Auf eine wichtige Stärke von Grossen Koalitionen hat der ehemalige italienische Ministerpräsident Mario Monti noch vor den Wahlen in seinem Land hingewiesen: Die politischen Kosten für unpopuläre, aber nötige Massnahmen werden auf verschiedenen Schultern zwischen links und rechts verteilt.
Der aktuelle Bundespräsident Frank-Walter Steinmeier redete der neuen Regierung bei der Vereidigung auf Schloss Bellevue ins Gewissen: Deutschland sei gespalten, die Welt in Aufruhr, grosse Herausforderungen würden darauf warten, gemeistert zu werden, die Demokratie durchlaufe eine Bewährungsphase.

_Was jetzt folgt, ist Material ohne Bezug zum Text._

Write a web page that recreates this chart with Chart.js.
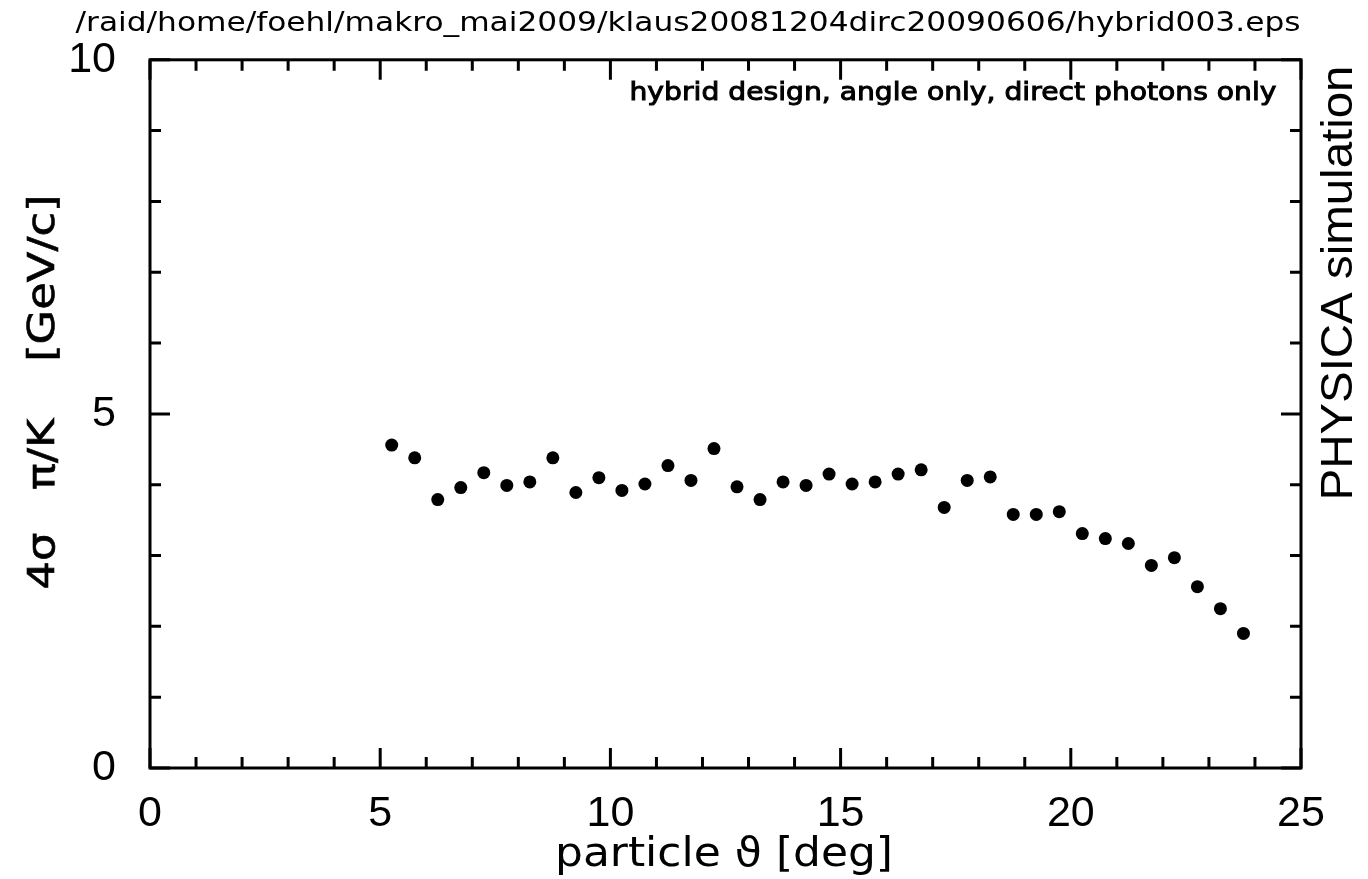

Mit anderen Worten: Nach den Wahlen vom vergangenen Herbst und der im anbrechenden Frühling nun endlich zustande gekommenen Regierungsfähigkeit dürfen die Inhaber der Regierungsverantwortung nicht zur Tagesordnung übergehen. Noch am gleichen Abend fand die erste Kabinettssitzung statt.
Die Schweiz lebt auf allen Ebenen permanent von und mit grossen Koalitionen.
Der Preis der deutschen GroKo umfasst unter anderem, dass die Zusammenarbeit in der Mitte den radikalen Flügelkräften Auftrieb gibt: rechts der AfD und links der Linken und in der eigenen Mitteposition den Liberalen, denen mediale Profilierung wichtiger ist als der Realeinsatz für liberale Werte.
Die AfD (mit ihren auf Anhieb 94 erworbenen Sitzen) wird die Konstellation nutzen, um vor allem im schlecht vertretenen und strukturschwachen «Osten», in den neuen Bundesländern, ihre Anhängerschaft auszubauen.
Die Schweiz lebt auf allen Ebenen permanent von und mit grossen Koalitionen. Doch gerade hier werden die im Ausland unternommenen Versuche, aus Mandaten verschiedener Parteien, die sich zuvor im Wahlkampf fast aufs Blut bekämpft haben, eine tragfähige Regierungsmehrheit zu bilden, mit despektierlichen Kommentaren versehen. Das nennt man hierzulande Kuhhandel. Fragwürdig findet man einen solchen aber nur, wenn ihn andere abschliessen.